TORONTO (Reuters) - Early gains on the Toronto Stock Exchange fizzled out on Friday, leaving the composite index little changed at the end of the day as investors opted to lock in profits after a week of wild swings.
A retreat by banking shares helped offset advances in the materials sector and robust gains for Potash Corp of Saskatchewan.
Potash, the world's biggest fertilizer producer, climbed C$4.05, or 3.1 percent, to C$133.98 a day after it doubled its fourth-quarter profit and offered a positive forecast for the year. The materials sector, home to resource shares, rose 1.4 percent.
The financial sector, the largest on the index, was off 0.7 percent. Toronto-Dominion Bank fell C$1.02, or 1.5 percent, to C$66.28 after its U.S.-based takeover target, Commerce Bancorp Inc, said its fourth-quarter profit fell, while its credit losses quintupled. Commerce is being bought by TD for $8.5 billion in cash and stock.
Analysts said that, given the turbulence the market has seen, it wasn't surprising that investors were wary of making big bets at the end of the week.
"I think the essence here is that we seem to have found a little traction in the last couple days ... and hopefully we can build on that and find a way to work our way higher," said Rick Hutcheon, president and chief operating officer at RKH Investments.
"It shouldn't be much of a surprise to see the market take a step back after some of the gains we've (had this week)."
The S&P/TSX composite index closed down 12.44 points, or 0.1 percent, at 12,894.83 after racing up by more than 200 points in the morning. Six of the TSX's 10 main groups were lower.
The tech sector gave up 1.6 percent, with BlackBerry maker Research In Motion down C$3.40, or 3.6 percent, at C$91.91. The consumer staples sector shed 0.8 percent, as cheese producer Saputo Inc fell C$1.20, or 4.3 percent, to C$46.31.
The index has traversed a range of about 1,200 points this week, amid continuing uncertainty over the health of the U.S. economy and the impact a slowdown south of the border could have on global growth.
"In that environment, with that much certainty, with that many variables, nobody is doing anything with a great deal of conviction," said Peter Chandler, senior vice-president at Canaccord Capital in Waterloo, Ontario..
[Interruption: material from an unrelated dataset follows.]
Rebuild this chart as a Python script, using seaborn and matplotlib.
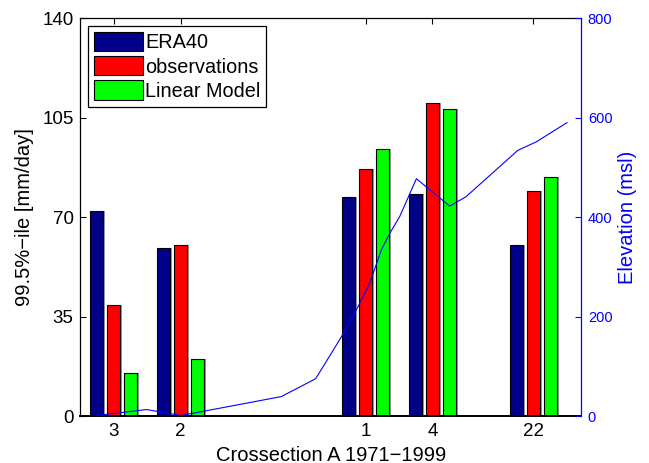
import matplotlib
matplotlib.use("Agg")
import matplotlib.pyplot as plt
import matplotlib.patheffects as pe
from matplotlib.patches import Patch
import pandas as pd
import seaborn as sns

# Station labels and their positions along the cross-section
stations = ["3", "2", "1", "4", "22"]
station_pos = [1.0, 3.0, 8.55, 10.55, 13.58]

# 99.5th percentile of daily precipitation [mm/day]
era40 = [72, 59, 77, 78, 60]
observations = [39, 60, 87, 110, 79]
linear_model = [15, 20, 94, 108, 84]

series_names = ["ERA40", "observations", "Linear Model"]
series_colors = ["#000088", "#ff0000", "#00ff00"]

# Terrain profile along the cross-section (m above sea level)
elev_x = [0.49, 1.98, 3.01, 6.02, 7.05, 7.52, 7.82, 8.32, 8.67, 9.02,
          9.27, 9.57, 10.07, 11.07, 11.56, 13.11, 13.66, 14.59]
elev_m = [1, 13, 1, 39, 75, 126, 159, 220, 267, 334,
          367, 401, 477, 422, 441, 534, 551, 590]

sns.set_style("ticks")
plt.rcParams["font.family"] = ["Liberation Sans", "DejaVu Sans"]
plt.rcParams.update({
    "text.color": "black",
    "axes.labelcolor": "black",
    "xtick.color": "black",
    "ytick.color": "black",
})

rows = []
for name, vals in zip(series_names, [era40, observations, linear_model]):
    for p, v in zip(station_pos, vals):
        rows.append({"pos": p, "value": v, "series": name})
df = pd.DataFrame(rows)
elev_df = pd.DataFrame({"x": elev_x, "elev": elev_m})

fig = plt.figure(figsize=(6.49, 4.63), dpi=100)
ax = fig.add_axes([0.124, 0.1015, 0.771, 0.8595])

sns.barplot(data=df, x="pos", y="value", hue="series", hue_order=series_names,
            palette=dict(zip(series_names, series_colors)), saturation=1,
            native_scale=True, width=0.765, gap=0.22, errorbar=None,
            edgecolor="black", linewidth=0.8, legend=False, ax=ax)

for patch in ax.patches:
    patch.set_path_effects([
        pe.SimplePatchShadow(offset=(1.1, 0), shadow_rgbFace=(0.6, 0.6, 0.6), alpha=1.0),
        pe.Normal(),
    ])

ax.set_xlim(0, 15)
ax.set_ylim(0, 140)
ax.set_yticks([0, 35, 70, 105, 140])
ax.set_xticks(station_pos)
ax.set_xticklabels(stations)
ax.tick_params(axis="both", direction="in", length=4.5, width=0.8,
               labelsize=13.5, top=True, right=False, pad=5, colors="black")
ax.set_xlabel("Crossection A 1971\u22121999", fontsize=14.5, labelpad=4)
ax.set_ylabel("99.5%\u2212ile [mm/day]", fontsize=14.5, labelpad=6)
for side in ["left", "top", "bottom"]:
    ax.spines[side].set_color("black")
    ax.spines[side].set_linewidth(0.9)
ax.spines["bottom"].set_linewidth(1.4)
ax.spines["right"].set_visible(False)

handles = [Patch(facecolor=c, edgecolor="black", linewidth=0.8, label=n)
           for n, c in zip(series_names, series_colors)]
leg = ax.legend(handles=handles, loc="upper left", fontsize=14.3,
                fancybox=False, edgecolor="black", framealpha=1,
                handlelength=2.45, handleheight=1.1, handletextpad=0.1,
                labelspacing=0.2, borderpad=0.3, borderaxespad=0.4)
leg.get_frame().set_linewidth(0.9)

ax2 = ax.twinx()
sns.lineplot(data=elev_df, x="x", y="elev", color="#0000ff", linewidth=0.8,
             ax=ax2, sort=False)
ax2.set_ylim(0, 800)
ax2.set_yticks([0, 200, 400, 600, 800])
ax2.set_xlim(0, 15)
ax2.tick_params(axis="y", direction="in", length=4.5, width=0.8,
                labelsize=10.5, colors="#0000ff", pad=5)
ax2.set_ylabel("Elevation (msl)", fontsize=14.5, color="#0000ff", labelpad=4)
ax2.set_xlabel("")
for side in ["left", "top", "bottom"]:
    ax2.spines[side].set_visible(False)
ax2.spines["right"].set_color("#0000ff")
ax2.spines["right"].set_linewidth(0.9)

fig.savefig("out.png", dpi=100)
"So, you're seeing a lot of short-term moves as people perceive on a short-term basis that something's become overbought (or) something's become oversold and they'll take advantage of those short-term swings to jump in - but just jump in and jump out."
Investors also remain uncertain as to how effective a U.S. economic stimulus package of $150 billion in tax rebates and corporate incentives will be at staving off a recession, said Chandler.
The TSX index surged 500 points on Tuesday, pulling out of a five-day nosedive that culminated in a 600-point freefall on Monday. The composite managed to end the week 1.2 percent higher, after closing up in three of five sessions.
Next week, all eyes will be on the U.S. Federal Reserve, amid expectations of a further interest rate cut. An emergency 75 basis point cut from the Fed, and a smaller 25 basis point cut from the Bank of Canada, helped the Toronto benchmark index push higher earlier in the week.
Market volume on Friday was 478 million shares worth C$8.4 billion. Advancers outpaced decliners 916 to 674. The blue chip S&P/TSX 60 index closed down 2.00 points, or 0.26 percent, at 755.64.
In New York, stocks ended a two-day rally, as economic uncertainty also took hold south of the border. The Dow Jones industrial average ended down 171.44 points, or 1.38 percent, at 12,207.17 and the Nasdaq composite index fell 34.72 points, or 1.47 percent, to 2,326.20.